Output every line exactly as written. Leave out pictures.
## begin SOURCE DATA
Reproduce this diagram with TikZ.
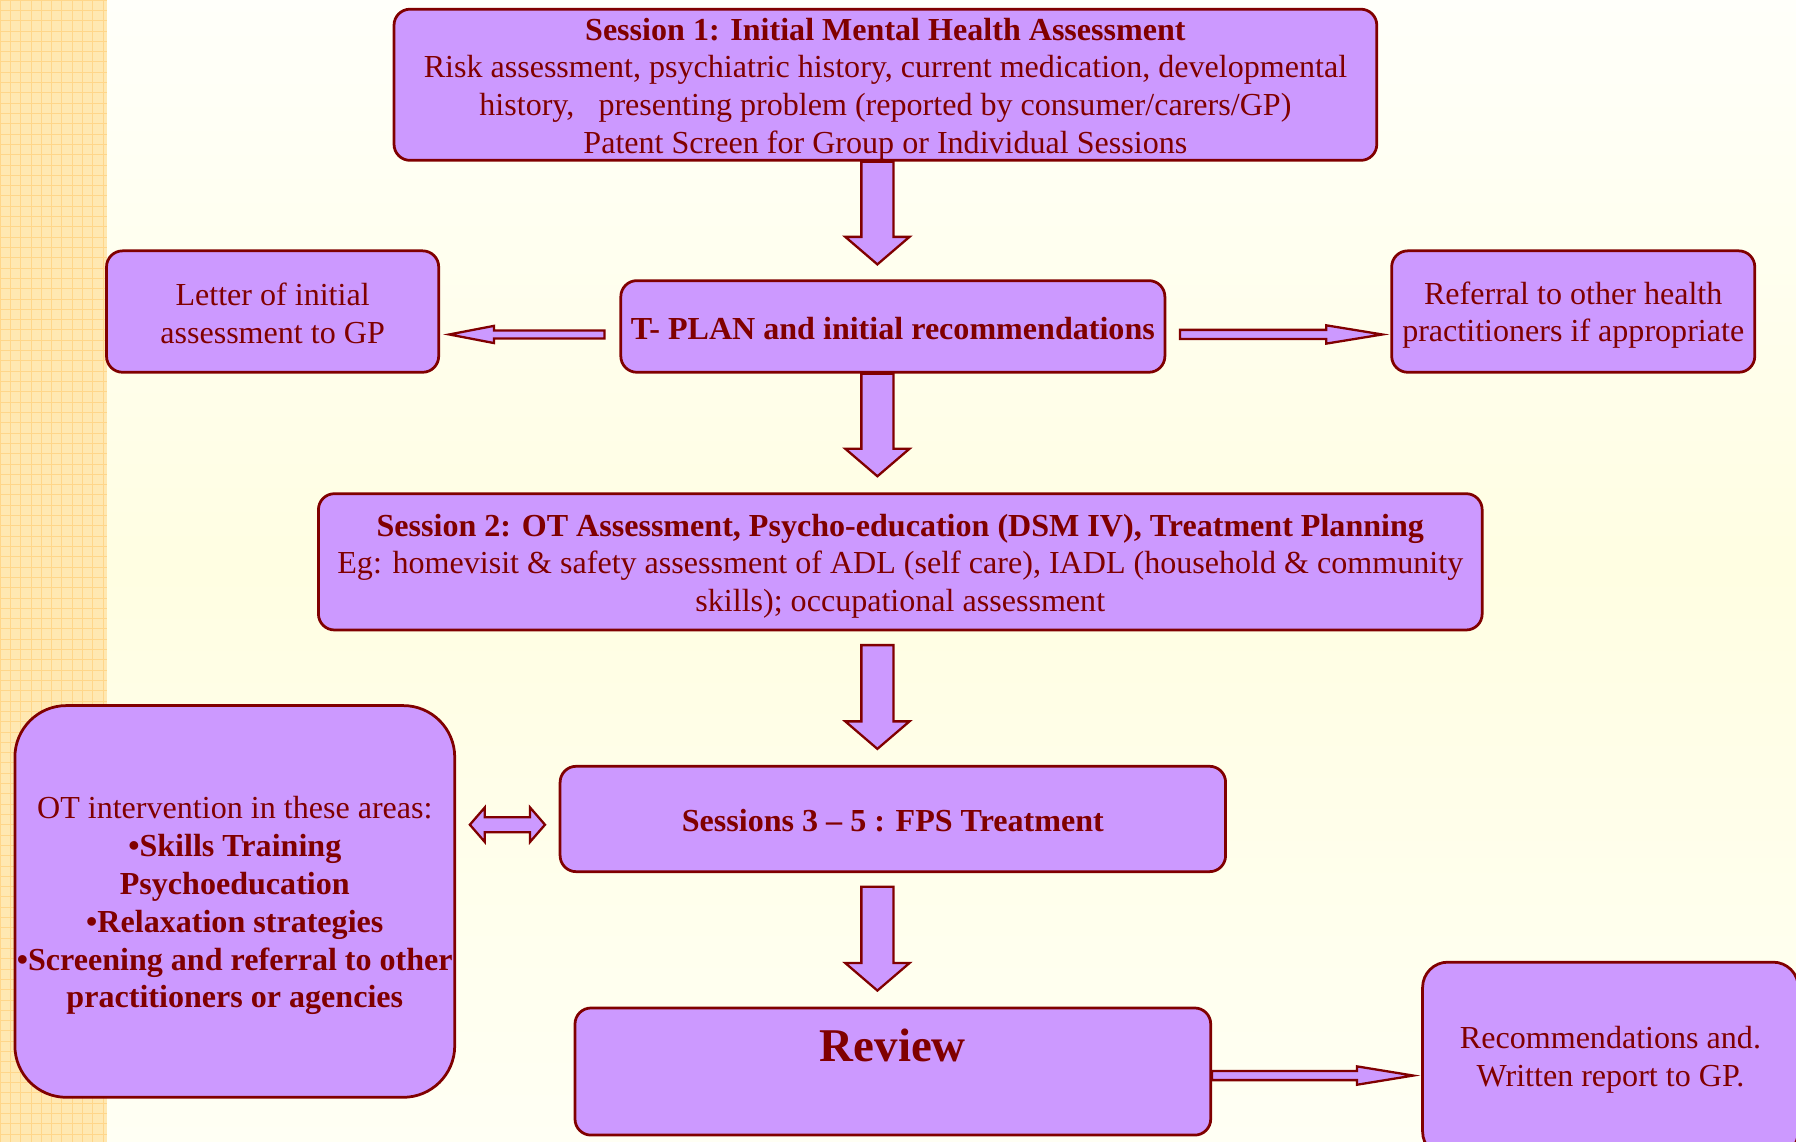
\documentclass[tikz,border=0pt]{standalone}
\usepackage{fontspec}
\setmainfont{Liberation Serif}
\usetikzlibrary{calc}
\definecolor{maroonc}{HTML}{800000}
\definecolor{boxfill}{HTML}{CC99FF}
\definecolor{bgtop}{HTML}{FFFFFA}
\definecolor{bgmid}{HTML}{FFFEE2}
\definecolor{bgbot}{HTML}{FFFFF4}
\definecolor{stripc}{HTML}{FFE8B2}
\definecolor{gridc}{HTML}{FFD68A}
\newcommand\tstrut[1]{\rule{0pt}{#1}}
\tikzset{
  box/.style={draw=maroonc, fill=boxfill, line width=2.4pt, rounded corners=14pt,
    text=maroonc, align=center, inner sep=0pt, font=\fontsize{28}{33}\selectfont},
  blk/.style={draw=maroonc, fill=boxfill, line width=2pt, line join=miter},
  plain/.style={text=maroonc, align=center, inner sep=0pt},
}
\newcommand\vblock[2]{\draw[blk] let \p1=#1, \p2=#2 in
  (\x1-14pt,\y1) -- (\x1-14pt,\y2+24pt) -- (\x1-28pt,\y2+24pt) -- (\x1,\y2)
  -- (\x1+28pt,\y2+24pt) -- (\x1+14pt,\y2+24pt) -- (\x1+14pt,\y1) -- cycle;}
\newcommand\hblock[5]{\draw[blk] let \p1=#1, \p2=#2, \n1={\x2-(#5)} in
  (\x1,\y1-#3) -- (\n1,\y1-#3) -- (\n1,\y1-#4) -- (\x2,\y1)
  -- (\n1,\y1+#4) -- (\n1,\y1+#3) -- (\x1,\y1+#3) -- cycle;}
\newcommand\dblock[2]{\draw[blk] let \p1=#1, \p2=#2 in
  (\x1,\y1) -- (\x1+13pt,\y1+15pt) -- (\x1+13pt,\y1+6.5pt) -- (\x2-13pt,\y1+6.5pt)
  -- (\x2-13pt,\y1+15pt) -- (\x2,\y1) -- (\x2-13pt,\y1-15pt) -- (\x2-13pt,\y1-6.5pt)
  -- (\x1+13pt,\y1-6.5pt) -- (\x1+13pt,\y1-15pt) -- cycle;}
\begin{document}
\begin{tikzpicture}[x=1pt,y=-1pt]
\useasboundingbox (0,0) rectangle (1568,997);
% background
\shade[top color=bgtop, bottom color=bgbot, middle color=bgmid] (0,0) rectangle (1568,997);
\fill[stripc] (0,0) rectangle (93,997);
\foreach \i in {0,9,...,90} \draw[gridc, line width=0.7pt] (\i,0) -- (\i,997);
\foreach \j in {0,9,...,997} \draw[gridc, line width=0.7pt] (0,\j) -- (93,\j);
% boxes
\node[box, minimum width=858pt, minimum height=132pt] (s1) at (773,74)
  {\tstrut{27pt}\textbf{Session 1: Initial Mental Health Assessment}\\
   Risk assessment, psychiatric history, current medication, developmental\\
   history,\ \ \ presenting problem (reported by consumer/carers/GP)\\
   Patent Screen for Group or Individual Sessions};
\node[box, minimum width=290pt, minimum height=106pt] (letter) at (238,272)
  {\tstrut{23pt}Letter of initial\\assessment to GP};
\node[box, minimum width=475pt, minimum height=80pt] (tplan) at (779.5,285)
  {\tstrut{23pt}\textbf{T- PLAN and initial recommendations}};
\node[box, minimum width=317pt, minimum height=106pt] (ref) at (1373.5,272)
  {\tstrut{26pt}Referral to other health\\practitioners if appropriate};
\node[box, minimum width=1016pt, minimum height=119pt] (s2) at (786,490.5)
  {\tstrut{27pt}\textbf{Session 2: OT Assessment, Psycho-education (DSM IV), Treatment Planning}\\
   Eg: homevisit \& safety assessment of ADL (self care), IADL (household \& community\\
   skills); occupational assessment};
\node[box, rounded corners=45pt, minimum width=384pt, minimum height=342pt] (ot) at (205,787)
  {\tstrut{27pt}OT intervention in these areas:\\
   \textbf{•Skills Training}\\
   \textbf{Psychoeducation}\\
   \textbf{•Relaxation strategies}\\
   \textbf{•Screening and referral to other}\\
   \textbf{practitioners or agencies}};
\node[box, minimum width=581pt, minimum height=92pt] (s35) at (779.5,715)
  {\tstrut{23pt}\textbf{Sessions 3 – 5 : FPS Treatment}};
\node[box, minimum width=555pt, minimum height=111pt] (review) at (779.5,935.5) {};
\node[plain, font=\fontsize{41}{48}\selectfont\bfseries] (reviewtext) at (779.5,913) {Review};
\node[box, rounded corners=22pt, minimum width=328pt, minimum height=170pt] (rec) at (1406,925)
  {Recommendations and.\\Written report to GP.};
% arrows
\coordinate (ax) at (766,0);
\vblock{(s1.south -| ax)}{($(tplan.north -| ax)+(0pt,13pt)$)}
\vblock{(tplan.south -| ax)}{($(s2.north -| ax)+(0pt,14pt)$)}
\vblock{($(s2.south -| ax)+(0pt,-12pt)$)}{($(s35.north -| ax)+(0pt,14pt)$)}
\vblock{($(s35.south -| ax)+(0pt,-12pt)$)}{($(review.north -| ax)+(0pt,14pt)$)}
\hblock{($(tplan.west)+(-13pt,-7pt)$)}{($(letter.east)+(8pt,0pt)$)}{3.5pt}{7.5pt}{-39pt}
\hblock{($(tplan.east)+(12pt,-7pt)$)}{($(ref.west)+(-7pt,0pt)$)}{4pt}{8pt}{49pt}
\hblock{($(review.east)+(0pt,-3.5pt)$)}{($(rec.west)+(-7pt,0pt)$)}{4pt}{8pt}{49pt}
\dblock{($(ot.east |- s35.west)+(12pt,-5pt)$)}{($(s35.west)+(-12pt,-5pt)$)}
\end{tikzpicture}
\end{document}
## end SOURCE DATA
(RESPONSE FOR THIS EXERCISE):
Reproduce this diagram with TikZ.
\documentclass[tikz,border=0pt]{standalone}
\usepackage{fontspec}
\setmainfont{Liberation Serif}
\usetikzlibrary{calc}
\definecolor{maroonc}{HTML}{800000}
\definecolor{boxfill}{HTML}{CC99FF}
\definecolor{bgtop}{HTML}{FFFFFA}
\definecolor{bgmid}{HTML}{FFFEE2}
\definecolor{bgbot}{HTML}{FFFFF4}
\definecolor{stripc}{HTML}{FFE8B2}
\definecolor{gridc}{HTML}{FFD68A}
\newcommand\tstrut[1]{\rule{0pt}{#1}}
\tikzset{
  box/.style={draw=maroonc, fill=boxfill, line width=2.4pt, rounded corners=14pt,
    text=maroonc, align=center, inner sep=0pt, font=\fontsize{28}{33}\selectfont},
  blk/.style={draw=maroonc, fill=boxfill, line width=2pt, line join=miter},
  plain/.style={text=maroonc, align=center, inner sep=0pt},
}
\newcommand\vblock[2]{\draw[blk] let \p1=#1, \p2=#2 in
  (\x1-14pt,\y1) -- (\x1-14pt,\y2+24pt) -- (\x1-28pt,\y2+24pt) -- (\x1,\y2)
  -- (\x1+28pt,\y2+24pt) -- (\x1+14pt,\y2+24pt) -- (\x1+14pt,\y1) -- cycle;}
\newcommand\hblock[5]{\draw[blk] let \p1=#1, \p2=#2, \n1={\x2-(#5)} in
  (\x1,\y1-#3) -- (\n1,\y1-#3) -- (\n1,\y1-#4) -- (\x2,\y1)
  -- (\n1,\y1+#4) -- (\n1,\y1+#3) -- (\x1,\y1+#3) -- cycle;}
\newcommand\dblock[2]{\draw[blk] let \p1=#1, \p2=#2 in
  (\x1,\y1) -- (\x1+13pt,\y1+15pt) -- (\x1+13pt,\y1+6.5pt) -- (\x2-13pt,\y1+6.5pt)
  -- (\x2-13pt,\y1+15pt) -- (\x2,\y1) -- (\x2-13pt,\y1-15pt) -- (\x2-13pt,\y1-6.5pt)
  -- (\x1+13pt,\y1-6.5pt) -- (\x1+13pt,\y1-15pt) -- cycle;}
\begin{document}
\begin{tikzpicture}[x=1pt,y=-1pt]
\useasboundingbox (0,0) rectangle (1568,997);
% background
\shade[top color=bgtop, bottom color=bgbot, middle color=bgmid] (0,0) rectangle (1568,997);
\fill[stripc] (0,0) rectangle (93,997);
\foreach \i in {0,9,...,90} \draw[gridc, line width=0.7pt] (\i,0) -- (\i,997);
\foreach \j in {0,9,...,997} \draw[gridc, line width=0.7pt] (0,\j) -- (93,\j);
% boxes
\node[box, minimum width=858pt, minimum height=132pt] (s1) at (773,74)
  {\tstrut{27pt}\textbf{Session 1: Initial Mental Health Assessment}\\
   Risk assessment, psychiatric history, current medication, developmental\\
   history,\ \ \ presenting problem (reported by consumer/carers/GP)\\
   Patent Screen for Group or Individual Sessions};
\node[box, minimum width=290pt, minimum height=106pt] (letter) at (238,272)
  {\tstrut{23pt}Letter of initial\\assessment to GP};
\node[box, minimum width=475pt, minimum height=80pt] (tplan) at (779.5,285)
  {\tstrut{23pt}\textbf{T- PLAN and initial recommendations}};
\node[box, minimum width=317pt, minimum height=106pt] (ref) at (1373.5,272)
  {\tstrut{26pt}Referral to other health\\practitioners if appropriate};
\node[box, minimum width=1016pt, minimum height=119pt] (s2) at (786,490.5)
  {\tstrut{27pt}\textbf{Session 2: OT Assessment, Psycho-education (DSM IV), Treatment Planning}\\
   Eg: homevisit \& safety assessment of ADL (self care), IADL (household \& community\\
   skills); occupational assessment};
\node[box, rounded corners=45pt, minimum width=384pt, minimum height=342pt] (ot) at (205,787)
  {\tstrut{27pt}OT intervention in these areas:\\
   \textbf{•Skills Training}\\
   \textbf{Psychoeducation}\\
   \textbf{•Relaxation strategies}\\
   \textbf{•Screening and referral to other}\\
   \textbf{practitioners or agencies}};
\node[box, minimum width=581pt, minimum height=92pt] (s35) at (779.5,715)
  {\tstrut{23pt}\textbf{Sessions 3 – 5 : FPS Treatment}};
\node[box, minimum width=555pt, minimum height=111pt] (review) at (779.5,935.5) {};
\node[plain, font=\fontsize{41}{48}\selectfont\bfseries] (reviewtext) at (779.5,913) {Review};
\node[box, rounded corners=22pt, minimum width=328pt, minimum height=170pt] (rec) at (1406,925)
  {Recommendations and.\\Written report to GP.};
% arrows
\coordinate (ax) at (766,0);
\vblock{(s1.south -| ax)}{($(tplan.north -| ax)+(0pt,13pt)$)}
\vblock{(tplan.south -| ax)}{($(s2.north -| ax)+(0pt,14pt)$)}
\vblock{($(s2.south -| ax)+(0pt,-12pt)$)}{($(s35.north -| ax)+(0pt,14pt)$)}
\vblock{($(s35.south -| ax)+(0pt,-12pt)$)}{($(review.north -| ax)+(0pt,14pt)$)}
\hblock{($(tplan.west)+(-13pt,-7pt)$)}{($(letter.east)+(8pt,0pt)$)}{3.5pt}{7.5pt}{-39pt}
\hblock{($(tplan.east)+(12pt,-7pt)$)}{($(ref.west)+(-7pt,0pt)$)}{4pt}{8pt}{49pt}
\hblock{($(review.east)+(0pt,-3.5pt)$)}{($(rec.west)+(-7pt,0pt)$)}{4pt}{8pt}{49pt}
\dblock{($(ot.east |- s35.west)+(12pt,-5pt)$)}{($(s35.west)+(-12pt,-5pt)$)}
\end{tikzpicture}
\end{document}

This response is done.